Rapid-growth markets Why will rapid-growth markets remain rapidly growing? Key to the recent success of rapid-growth markets are improved macroeconomic management and enhanced political stability. Finding the growth in rapid-growth markets There are many reasons to be optimistic about the growth potential of rapid-growth markets over the next decade: - Catch-up potential: despite the fast growth that rapid-growth markets have seen in recent years, average living standards are still way below those in advanced economies. This suggests that there is still considerable scope for rapid-growth markets to grow strongly as they emulate advanced economies.
- Continued industrialization and urbanization: underlining the catch-up potential of rapid-growth markets, there are still massive populations in parts of Asia and Africa that are yet to move out of subsistence agriculture into the market economy.
- Strong population growth: The working age population across all rapid-growth markets is expected to increase by 268 million (9.4%) between 2010 and 2020.
- High investment and savings rates: It is not only strong labor supply growth that will drive the productive potential of rapid-growth markets higher. So too will their high rates of saving and investment. This is most marked in Asia, with China investing more than 40% of its GDP.
- Improved economic management and political stability: Key to the recent success of rapid-growth markets are improved macroeconomic management and enhanced political stability. This is most striking in the case of a country, such as Brazil, which persistently underperformed through the post-war period, experiencing repeated crises and hyperinflation.
- The avoidance of high debt: A key advantage that rapid-growth markets now have over advanced economies is that most of them have avoided the excesses of the financial bubble. As a result, typically neither households nor governments are struggling under the high debt burdens faced by most advanced economies.
- Growth of the middle class: Many rapid-growth markets have traditionally had an export-led model of growth. Their growing influence however, has led to the emergence of a substantial middle class, which is creating domestic consumer markets of critical mass.
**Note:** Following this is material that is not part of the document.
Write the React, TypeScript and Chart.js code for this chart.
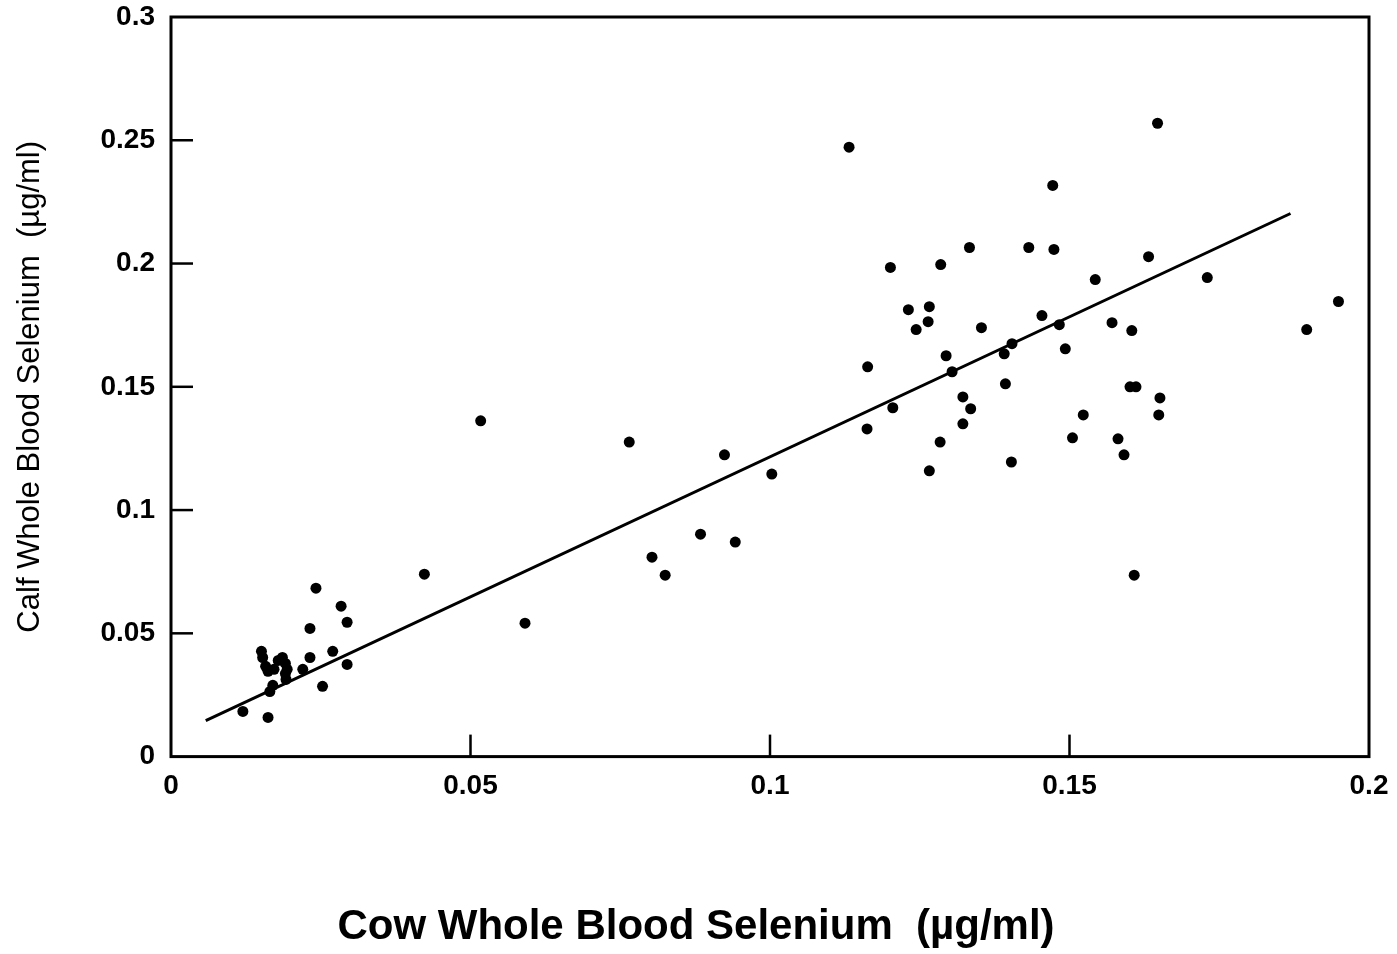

- Competitiveness and moving up the value chain – Many rapid-growth markets have developed initially by offering a low-cost production base for manufacturing, and this is likely to remain critical to the growth of many such economies particularly Mexico and Vietnam.
- High real commodity prices: A number of the rapid-growth markets are very dependent on exports of oil and other commodities. The challenge for such economies is to avoid the so-called ‘resource curse’ and ensure healthy development of their non-resource economies as well.